KID LAB RAT is honing his style with his latest — and appropriately titled — collection of tracks, More Sad Songs.
The Melbourne-based artist blends hip-hop and grunge-textured alt-rock for a sound that resonates and swells with emotions, melodies, and rhythms. In fact, it’s KID LAB RAT’s sense of rhythm that feels most essential to this record — perhaps even more than the pervasive melancholia.

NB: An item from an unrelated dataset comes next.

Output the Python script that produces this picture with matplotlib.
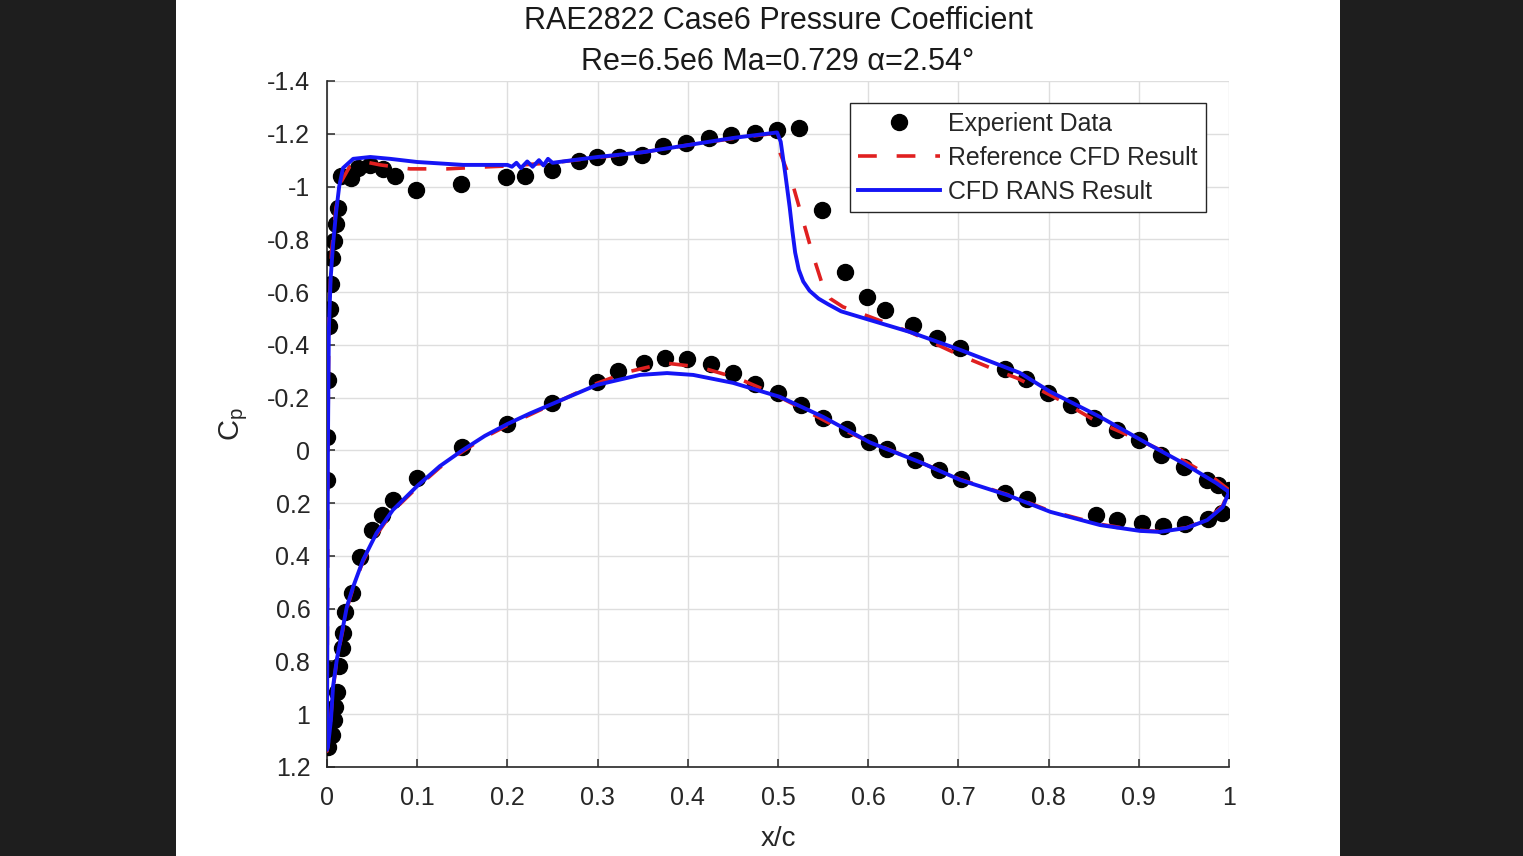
import numpy as np
import matplotlib

matplotlib.use("Agg")
import matplotlib.pyplot as plt
from matplotlib.patches import Rectangle

plt.rcParams["font.family"] = ["Liberation Sans", "DejaVu Sans"]
plt.rcParams["mathtext.fontset"] = "custom"
plt.rcParams["mathtext.rm"] = "Liberation Sans"

# ---- experiment (x/c, Cp) ----
exp_upper_x = [0.0, 0.0, 0.0, 0.001, 0.002, 0.003, 0.004, 0.0055, 0.008, 0.010, 0.012,
               0.0152, 0.0263, 0.034, 0.0477, 0.062, 0.0754, 0.0987, 0.149, 0.198, 0.2195,
               0.249, 0.279, 0.299, 0.324, 0.349, 0.3725, 0.398, 0.424, 0.448, 0.474,
               0.499, 0.523, 0.549, 0.574, 0.599, 0.619, 0.650, 0.676, 0.702, 0.752,
               0.775, 0.799, 0.825, 0.850, 0.876, 0.900, 0.925, 0.950, 0.976, 0.988, 1.0]
exp_upper_cp = [0.828, 0.112, -0.051, -0.267, -0.471, -0.536, -0.630, -0.729, -0.793, -0.858, -0.919,
                -1.040, -1.032, -1.070, -1.082, -1.067, -1.040, -0.987, -1.010, -1.036, -1.040,
                -1.063, -1.097, -1.112, -1.112, -1.119, -1.154, -1.165, -1.184, -1.195, -1.203,
                -1.214, -1.222, -0.911, -0.676, -0.581, -0.532, -0.475, -0.426, -0.388, -0.309,
                -0.271, -0.218, -0.172, -0.123, -0.077, -0.040, 0.017, 0.063, 0.112, 0.131, 0.150]
exp_lower_x = [0.001, 0.0055, 0.008, 0.009, 0.011, 0.013, 0.0166, 0.018, 0.020, 0.028,
               0.037, 0.050, 0.061, 0.073, 0.1, 0.15, 0.2, 0.249, 0.299, 0.3225, 0.351,
               0.375, 0.399, 0.426, 0.450, 0.475, 0.500, 0.525, 0.550, 0.576, 0.601,
               0.621, 0.652, 0.679, 0.703, 0.752, 0.776, 0.853, 0.876, 0.903, 0.927,
               0.951, 0.977, 0.992]
exp_lower_cp = [1.124, 1.078, 1.021, 0.972, 0.916, 0.817, 0.749, 0.692, 0.612, 0.540,
                0.404, 0.302, 0.245, 0.188, 0.105, -0.013, -0.100, -0.180, -0.259, -0.301, -0.331,
                -0.350, -0.346, -0.327, -0.293, -0.251, -0.217, -0.172, -0.123, -0.080, -0.032,
                -0.005, 0.036, 0.074, 0.109, 0.161, 0.184, 0.245, 0.264, 0.275, 0.286,
                0.280, 0.261, 0.238]

# ---- reference CFD (red dashed), TE upper -> LE -> TE lower ----
ref_upper_x = [1.0, 0.985, 0.95, 0.9, 0.853, 0.813, 0.765, 0.746, 0.702, 0.646, 0.602,
               0.572, 0.558, 0.55, 0.538, 0.527, 0.517, 0.502, 0.497, 0.492, 0.45, 0.4, 0.35,
               0.3, 0.25, 0.2, 0.173, 0.133, 0.092, 0.059, 0.04, 0.025, 0.016, 0.01,
               0.005, 0.002, 0.001, 0.0]
ref_upper_cp = [0.15, 0.11, 0.04, -0.04, -0.11, -0.19, -0.274, -0.298, -0.36, -0.449, -0.506,
                -0.544, -0.575, -0.62, -0.748, -0.88, -1.0, -1.13, -1.16, -1.2, -1.182, -1.157, -1.13,
                -1.11, -1.09, -1.078, -1.074, -1.067, -1.067, -1.082, -1.095, -1.075, -1.02, -0.92,
                -0.75, -0.5, 0.0, 1.14]
ref_lower_x = [0.001, 0.004, 0.007, 0.011, 0.017, 0.022, 0.03, 0.04, 0.055, 0.073, 0.1,
               0.125, 0.15, 0.175, 0.2, 0.25, 0.3, 0.333, 0.375, 0.413, 0.455, 0.491, 0.52, 0.565,
               0.6, 0.657, 0.702, 0.754, 0.802, 0.857, 0.9, 0.923, 0.953, 0.976, 0.993, 1.0]
ref_lower_cp = [1.12, 1.02, 0.9, 0.79, 0.69, 0.6, 0.51, 0.42, 0.32, 0.23, 0.14,
                0.065, 0.005, -0.05, -0.095, -0.175, -0.255, -0.297, -0.331, -0.316, -0.274, -0.221,
                -0.17, -0.089, -0.035, 0.044, 0.11, 0.167, 0.23, 0.28, 0.303, 0.307, 0.293, 0.262,
                0.21, 0.15]

# ---- RANS result (blue), TE upper -> LE -> TE lower ----
rans_upper_x = [1.0, 0.986, 0.949, 0.912, 0.857, 0.802, 0.768, 0.702, 0.646, 0.602, 0.57,
                0.556, 0.545, 0.535, 0.528, 0.523, 0.519, 0.516, 0.513, 0.508, 0.503, 0.499,
                0.45, 0.4, 0.35, 0.3, 0.25, 0.245, 0.24, 0.235, 0.228, 0.222, 0.215, 0.21,
                0.205, 0.2, 0.151, 0.1, 0.07, 0.048, 0.029, 0.0177, 0.0135, 0.01, 0.0067,
                0.004, 0.002, 0.001, 0.0005, 0.0]
rans_upper_cp = [0.158, 0.124, 0.048, -0.021, -0.127, -0.222, -0.294, -0.381, -0.449, -0.494, -0.527,
                 -0.553, -0.575, -0.605, -0.64, -0.685, -0.75, -0.83, -0.92, -1.05, -1.17, -1.205,
                 -1.184, -1.157, -1.13, -1.112, -1.09, -1.105, -1.08, -1.10, -1.075, -1.095, -1.07,
                 -1.09, -1.075, -1.082, -1.082, -1.093, -1.105, -1.112, -1.105, -1.07, -1.0, -0.9,
                 -0.78, -0.65, -0.45, 0.0, 0.6, 1.135]
rans_lower_x = [0.001, 0.0044, 0.0067, 0.011, 0.0166, 0.022, 0.029, 0.04, 0.055, 0.073, 0.1,
                0.125, 0.15, 0.175, 0.2, 0.225, 0.249, 0.299, 0.347, 0.377, 0.406, 0.45, 0.502,
                0.55, 0.602, 0.657, 0.702, 0.754, 0.802, 0.857, 0.901, 0.923, 0.953, 0.976,
                0.993, 1.0]
rans_lower_cp = [1.124, 1.02, 0.895, 0.79, 0.69, 0.593, 0.517, 0.415, 0.313, 0.226, 0.135,
                 0.06, 0.0, -0.055, -0.1, -0.14, -0.175, -0.248, -0.286, -0.293, -0.286, -0.256,
                 -0.203, -0.127, -0.03, 0.044, 0.112, 0.169, 0.233, 0.283, 0.305, 0.309, 0.294,
                 0.264, 0.215, 0.158]

y_ticks = np.round(np.arange(-1.4, 1.21, 0.2), 1)
y_tick_labels = ["-1.4", "-1.2", "-1", "-0.8", "-0.6", "-0.4", "-0.2", "0",
                 "0.2", "0.4", "0.6", "0.8", "1", "1.2"]
x_ticks = np.round(np.arange(0, 1.01, 0.1), 1)
x_tick_labels = ["0", "0.1", "0.2", "0.3", "0.4", "0.5", "0.6", "0.7", "0.8", "0.9", "1"]

fig = plt.figure(figsize=(15.23, 8.56), dpi=100, facecolor="#1e1e1e")
# white video frame area
fig.patches.append(Rectangle((176 / 1523, 0), (1340 - 176) / 1523, 1,
                             transform=fig.transFigure, facecolor="white",
                             edgecolor="none", zorder=-10))
ax = fig.add_axes([327 / 1523, 1 - 767 / 856, 902 / 1523, 686 / 856])

ax.plot(exp_upper_x + exp_lower_x, exp_upper_cp + exp_lower_cp, "o", color="black",
        markersize=11.5, label="Experient Data", zorder=3)
ax.plot(ref_upper_x + ref_lower_x, ref_upper_cp + ref_lower_cp, color="#e02020",
        linewidth=2.6, dashes=(5.2, 5.5), label="Reference CFD Result", zorder=4)
ax.plot(rans_upper_x + rans_lower_x, rans_upper_cp + rans_lower_cp, color="#1515f5",
        linewidth=2.8, label="CFD RANS Result", zorder=5)

ax.set_xlim(0, 1)
ax.set_ylim(1.2, -1.4)
ax.set_xticks(x_ticks)
ax.set_xticklabels(x_tick_labels)
ax.set_yticks(y_ticks)
ax.set_yticklabels(y_tick_labels)
ax.tick_params(direction="in", length=6, width=1.1, color="#262626",
               labelsize=18, labelcolor="#262626")
ax.tick_params(axis="x", pad=14)
ax.tick_params(axis="y", pad=12)
ax.grid(True, color="#dedede", linewidth=1.0)
ax.set_axisbelow(True)
for side in ["top", "right"]:
    ax.spines[side].set_visible(False)
for side in ["left", "bottom"]:
    ax.spines[side].set_color("#262626")
    ax.spines[side].set_linewidth(1.2)

ax.set_xlabel("x/c", fontsize=20, color="#262626", labelpad=11)
ax.set_ylabel(r"$\mathregular{C_p}$", fontsize=21, color="#262626", labelpad=12)
ax.set_title("RAE2822 Case6 Pressure Coefficient\nRe=6.5e6 Ma=0.729 \u03b1=2.54\u00b0",
             fontsize=22, color="#1a1a1a", linespacing=1.48, pad=8)

leg = ax.legend(loc="upper right", bbox_to_anchor=(0.9745, 0.968), borderaxespad=0,
                fontsize=17.9, frameon=True, fancybox=False, framealpha=1,
                edgecolor="#262626", handlelength=3.3, handletextpad=0.3,
                labelspacing=0.4, numpoints=1, borderpad=0.35)
leg.get_frame().set_linewidth(1.0)
for t in leg.get_texts():
    t.set_color("#262626")

fig.savefig("out.png", dpi=100, facecolor=fig.get_facecolor())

Often, the songs here grow as they go, blending piano into the vocals into the strings and percussion. “Roses” opens the record on a somewhat minimal note, but soon finds a pulse, heavy and layered. Where KID LAB RAT find a quicker hip-hop flow on “Blood Stains” and “My Blackened Heart”, he never loses that edge of pain. Elsewhere, he showcases his ability to hold steady in the pause, as on the slower, shared space of “Holding On”. Emily Wurramara’s contribution here adds a delicate layer that is almost dizzying.
Though More Sad Songs is simply brimming with a sense of loneliness (“Apologetic” is a detailed apology with a march-style percussion to evoke the road towards moving on), it is in the shared spaces that the album finds is versatility. “Just Like You Said” includes the sound of a radio tuning in and a music box like hook, both unheard on the rest of the album. Lpaka’s guest production is fresh: a well-placed choice before the record delves into anger.
By the end of More Sad Songs, it’s unclear if KID LAB RAT has found any answers to his emotional state. The journey is one of pent-up emotions breaking free and bursting forth — perhaps release is the point. If there is hope here, it is in the march-along rhythms towards something new and the collaborative energy that, somewhat inherently, takes from the loneliness that stings so clearly.